▸ **WORK INSTRUCTIONS**
Pick out all lines of the entries that include the word "this" and copy them.

▸ **STORED DATA**
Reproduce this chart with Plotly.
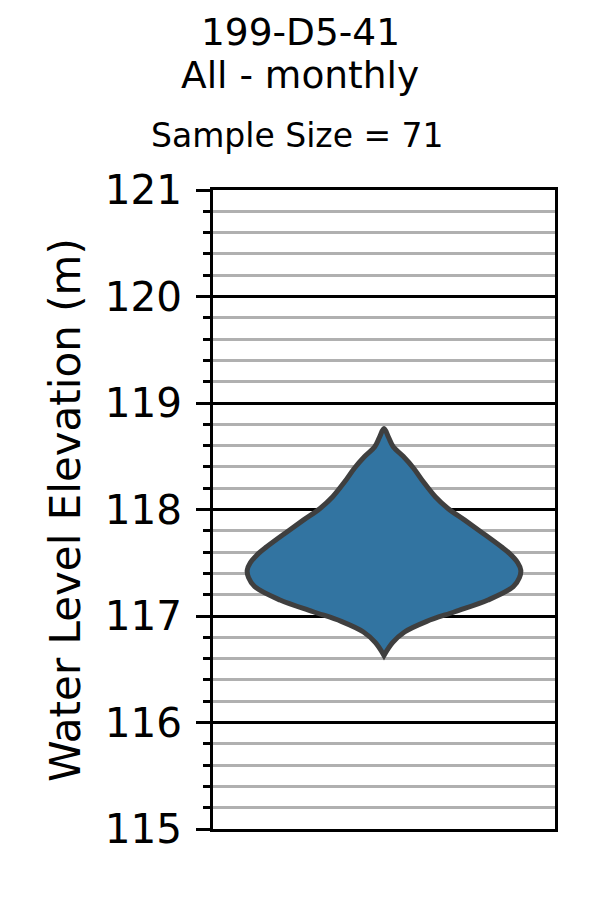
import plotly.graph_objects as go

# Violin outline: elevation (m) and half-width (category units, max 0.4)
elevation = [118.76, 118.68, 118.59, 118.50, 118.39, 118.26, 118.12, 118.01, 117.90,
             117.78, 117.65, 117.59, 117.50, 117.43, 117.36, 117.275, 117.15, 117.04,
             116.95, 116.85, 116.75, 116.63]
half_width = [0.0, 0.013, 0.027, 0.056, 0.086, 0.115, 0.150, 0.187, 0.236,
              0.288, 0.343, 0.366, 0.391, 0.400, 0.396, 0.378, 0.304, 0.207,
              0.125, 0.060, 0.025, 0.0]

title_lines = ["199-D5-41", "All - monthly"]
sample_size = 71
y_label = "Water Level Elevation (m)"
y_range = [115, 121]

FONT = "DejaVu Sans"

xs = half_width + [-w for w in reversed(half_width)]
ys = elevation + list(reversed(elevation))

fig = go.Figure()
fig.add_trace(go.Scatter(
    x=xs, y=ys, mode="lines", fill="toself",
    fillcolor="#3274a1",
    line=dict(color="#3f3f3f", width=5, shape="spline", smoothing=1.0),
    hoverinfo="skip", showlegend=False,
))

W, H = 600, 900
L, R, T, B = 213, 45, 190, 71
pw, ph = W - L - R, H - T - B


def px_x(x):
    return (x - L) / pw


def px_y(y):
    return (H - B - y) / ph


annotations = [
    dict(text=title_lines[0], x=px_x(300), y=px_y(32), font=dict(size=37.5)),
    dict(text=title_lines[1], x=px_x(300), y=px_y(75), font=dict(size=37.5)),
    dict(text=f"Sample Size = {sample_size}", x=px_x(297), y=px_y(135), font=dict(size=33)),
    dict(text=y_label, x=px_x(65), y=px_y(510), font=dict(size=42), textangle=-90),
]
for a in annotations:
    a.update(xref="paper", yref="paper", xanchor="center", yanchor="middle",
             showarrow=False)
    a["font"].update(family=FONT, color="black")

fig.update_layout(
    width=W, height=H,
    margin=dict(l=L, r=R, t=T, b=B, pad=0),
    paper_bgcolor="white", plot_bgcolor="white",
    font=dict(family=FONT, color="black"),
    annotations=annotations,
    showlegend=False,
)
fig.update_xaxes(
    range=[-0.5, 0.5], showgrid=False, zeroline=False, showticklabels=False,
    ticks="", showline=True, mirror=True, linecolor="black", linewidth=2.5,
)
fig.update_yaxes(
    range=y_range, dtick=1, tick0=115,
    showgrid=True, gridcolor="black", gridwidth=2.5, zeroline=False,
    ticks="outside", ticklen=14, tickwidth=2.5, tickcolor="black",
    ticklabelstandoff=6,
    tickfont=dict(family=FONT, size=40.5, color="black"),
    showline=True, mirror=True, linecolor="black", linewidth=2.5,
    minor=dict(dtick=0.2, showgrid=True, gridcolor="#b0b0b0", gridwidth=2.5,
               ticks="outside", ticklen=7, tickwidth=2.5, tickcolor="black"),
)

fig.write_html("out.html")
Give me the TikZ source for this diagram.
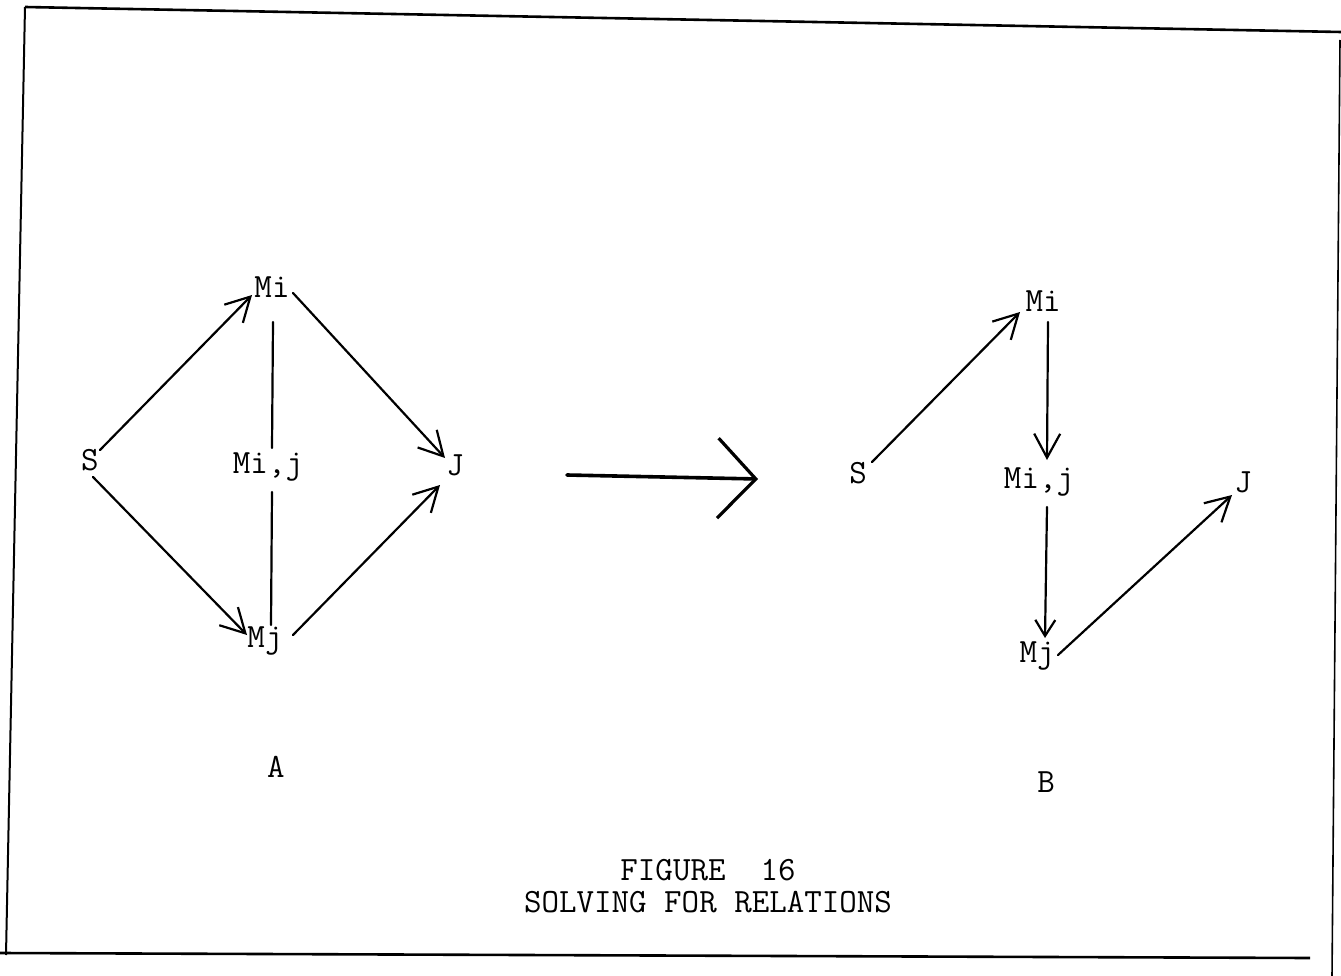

▸ **OUTPUT BELOW**
Reproduce this chart with Plotly.
Give me the TikZ source for this diagram.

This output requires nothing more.